Signs of recovery in corporate earnings are missing once again leaving market investors worried. As earnings kick-start on Tuesday, analysts expect the three months ended 30 June to be a soft quarter with moderation in growth across sectors. Headwinds such as weak global demand,crisis in non-banking financial companies (NBFCs) and scaling-back of government spending are deepening the slowdown. Easing of interest rates and commodity prices are the only saving grace, they said.
Sectors such as auto, agriculture, metals, oil and gas and NBFCs and housing finance companies (HFCs) are likely to show muted performance in the June quarter.
The auto sector was impacted by widespread decline in sales volume while the oil and gas sector may show the impact of the absence of inventory gains in the June quarter.
Consumption demand has been slowing for quite some time, though Q1FY20 is likely to be significantly weak for information technology (IT) companies as profit is likely to grow marginally compared to the double-digit spurt in FY19. Wage hikes, high attrition, visa costs and a strong rupee are expected to keep margins under pressure, which is estimated to fall 60-200 basis points (bps) for the top five IT companies. In the year so far, the rupee has strengthened 2% against the dollar.
“What stands out is the slowdown’s breadth with even IT and industrial companies, which had posted mid-teen profit growth in FY19, likely to report a mere 4% and 10% profit growth, respectively, in Q1FY20. Cement, select banks and pharma remain few spots where profit growth is likely to hold up at reasonable levels," said Shiv Diwan, co-head - institutional equities, Edelweiss Securities Ltd.
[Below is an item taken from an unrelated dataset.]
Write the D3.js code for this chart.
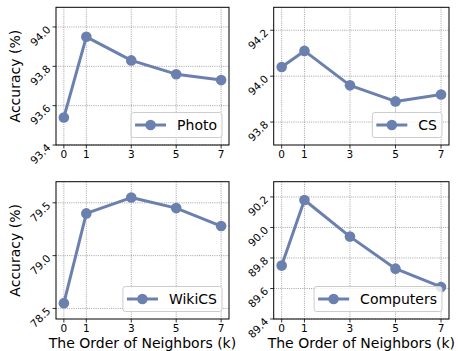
<!DOCTYPE html>
<html>
<head>
<meta charset="utf-8">
<script src="https://cdn.jsdelivr.net/npm/d3@7"></script>
<style>
  html, body { margin: 0; padding: 0; background: #fff; }
  svg { display: block; font-family: "DejaVu Sans", sans-serif; }
</style>
</head>
<body>
<svg id="chart" width="458" height="351"></svg>
<script>
const kValues = [0, 1, 3, 5, 7];
const photo = [93.54, 93.95, 93.83, 93.76, 93.73];
const cs = [94.04, 94.11, 93.96, 93.89, 93.92];
const wikics = [78.55, 79.40, 79.55, 79.45, 79.28];
const computers = [89.75, 90.18, 89.94, 89.73, 89.61];

const photoTicks = [93.4, 93.6, 93.8, 94.0];
const csTicks = [93.8, 94.0, 94.2];
const wikicsTicks = [78.5, 79.0, 79.5];
const computersTicks = [89.4, 89.6, 89.8, 90.0, 90.2];

const panels = [
  { name: "Photo", values: photo, ticks: photoTicks, domain: [93.4, 94.1], fmt: ".1f",
    box: [56, 7.3, 229, 145], ylabel: true, xlabel: false },
  { name: "CS", values: cs, ticks: csTicks, domain: [93.7, 94.3], fmt: ".1f",
    box: [273.7, 7.3, 449, 145], ylabel: false, xlabel: false },
  { name: "WikiCS", values: wikics, ticks: wikicsTicks, domain: [78.4, 79.7], fmt: ".1f",
    box: [56, 181.7, 229, 319], ylabel: true, xlabel: true },
  { name: "Computers", values: computers, ticks: computersTicks, domain: [89.4, 90.3], fmt: ".1f",
    box: [273.7, 181.7, 449, 319], ylabel: false, xlabel: true }
];

const color = "#6c80b0";
const svg = d3.select("#chart");

panels.forEach(p => {
  const [x0, y0, x1, y1] = p.box;
  const x = d3.scaleLinear().domain([-0.35, 7.35]).range([x0, x1]);
  const y = d3.scaleLinear().domain(p.domain).range([y1, y0]);
  const g = svg.append("g");

  // grid
  g.selectAll(".gx").data(kValues).enter().append("line")
    .attr("x1", d => x(d)).attr("x2", d => x(d))
    .attr("y1", y0).attr("y2", y1)
    .attr("stroke", "#8a8a8a").attr("stroke-width", 0.8)
    .attr("stroke-dasharray", "1,1.2");
  g.selectAll(".gy").data(p.ticks).enter().append("line")
    .attr("x1", x0).attr("x2", x1)
    .attr("y1", d => y(d)).attr("y2", d => y(d))
    .attr("stroke", "#8a8a8a").attr("stroke-width", 0.8)
    .attr("stroke-dasharray", "1,1.2");

  // series line + markers
  const line = d3.line().x((d, i) => x(kValues[i])).y(d => y(d));
  g.append("path").datum(p.values)
    .attr("d", line).attr("fill", "none")
    .attr("stroke", color).attr("stroke-width", 3)
    .attr("stroke-linejoin", "round");
  g.selectAll(".pt").data(p.values).enter().append("circle")
    .attr("cx", (d, i) => x(kValues[i])).attr("cy", d => y(d))
    .attr("r", 5.3).attr("fill", color);

  // frame
  g.append("rect").attr("x", x0).attr("y", y0)
    .attr("width", x1 - x0).attr("height", y1 - y0)
    .attr("fill", "none").attr("stroke", "#000").attr("stroke-width", 1);

  // x ticks
  const xt = g.selectAll(".xt").data(kValues).enter().append("g");
  xt.append("line").attr("x1", d => x(d)).attr("x2", d => x(d))
    .attr("y1", y1).attr("y2", y1 + 3.5).attr("stroke", "#000").attr("stroke-width", 0.8);
  xt.append("text").attr("x", d => x(d)).attr("y", y1 + 12.5)
    .attr("text-anchor", "middle").attr("font-size", 10.5).attr("fill", "#000")
    .text(d => d);

  // y ticks
  const yt = g.selectAll(".yt").data(p.ticks).enter().append("g");
  yt.append("line").attr("x1", x0 - 3.5).attr("x2", x0)
    .attr("y1", d => y(d)).attr("y2", d => y(d)).attr("stroke", "#000").attr("stroke-width", 0.8);
  yt.append("text")
    .attr("transform", d => `translate(${x0 - 7.5},${y(d) + 0.5}) rotate(-45)`)
    .attr("text-anchor", "end").attr("dominant-baseline", "central")
    .attr("font-size", 10.5).attr("fill", "#000")
    .text(d => d3.format(p.fmt)(d));

  // axis labels
  if (p.ylabel) {
    g.append("text")
      .attr("transform", `translate(${19.5},${(y0 + y1) / 2}) rotate(-90)`)
      .attr("text-anchor", "middle").attr("font-size", 14).attr("fill", "#000")
      .text("Accuracy (%)");
  }
  if (p.xlabel) {
    g.append("text").attr("x", (x0 + x1) / 2).attr("y", y1 + 28.5)
      .attr("text-anchor", "middle").attr("font-size", 14).attr("fill", "#000")
      .text("The Order of Neighbors (k)");
  }

  // legend
  const lg = g.append("g");
  const bg = lg.append("rect");
  const txt = lg.append("text").attr("font-size", 14).attr("fill", "#000")
    .attr("dominant-baseline", "central").text(p.name);
  const tw = txt.node().getComputedTextLength();
  const bw = 4 + 31 + 11 + tw + 5, bh = 25;
  const bx = x1 - 7 - bw, by = y1 - 7.5 - bh;
  bg.attr("x", bx).attr("y", by).attr("width", bw).attr("height", bh)
    .attr("rx", 2.5).attr("fill", "rgba(255,255,255,0.8)")
    .attr("stroke", "#cccccc").attr("stroke-width", 1);
  lg.append("line").attr("x1", bx + 4).attr("x2", bx + 35)
    .attr("y1", by + bh / 2).attr("y2", by + bh / 2)
    .attr("stroke", color).attr("stroke-width", 3);
  lg.append("circle").attr("cx", bx + 19.5).attr("cy", by + bh / 2).attr("r", 5.3).attr("fill", color);
  txt.attr("x", bx + 46).attr("y", by + bh / 2);
});
</script>
</body>
</html>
Q1FY20 is likely to be a soft quarter with the profit of Nifty companies growing a mere 7%, he said.
“What stands out is the sharp moderation in topline growth to just 3% compared to 18% in FY19 and 7% in Q4FY19. Excluding commodities, topline growth is likely to be the lowest in a decade, reflected in high frequency indicators as well," Diwan said.
However, crude oil prices fell 2.69% in the April-June quarter and this may bring some relief to the struggling consumption sector.
Full benefits of lower crude prices will reflect in the gross margins of consumption companies only in the next quarter, analysts said.
Amid a challenging environment, analysts believe earnings downgrade risks exist for Nifty with consensus earnings per share (EPS) for FY20 and FY21 at ₹608 and ₹718 respectively.
Kotak Institutional Equities estimates Nifty EPS for FY20 and FY21 at ₹614 and ₹725, respectively. The brokerage firm expects net income of Sensex to grow 13.2% year-on-year while that of Nifty to increase 1.3% annually.
It expects robust annual growth in the net income of banks due to stable operating performance, construction materials led by higher realization and capital goods driven by uptick in order execution from a low year-earlier base.
Analysts are looking forward to the monsoon, which is critical to boost growth in the next quarter, as the economic environment remains uncertain due to a slowdown, sustained rural distress and poor visibility on capex recovery.
“Monsoon has seen a sharp pick up in the past fortnight, however, the probability of it being normal still remains uncertain. However, we would watch out for spatial distribution and trends in the prices of key agricultural products in coming season," said analysts at Prabhudas Lilladher.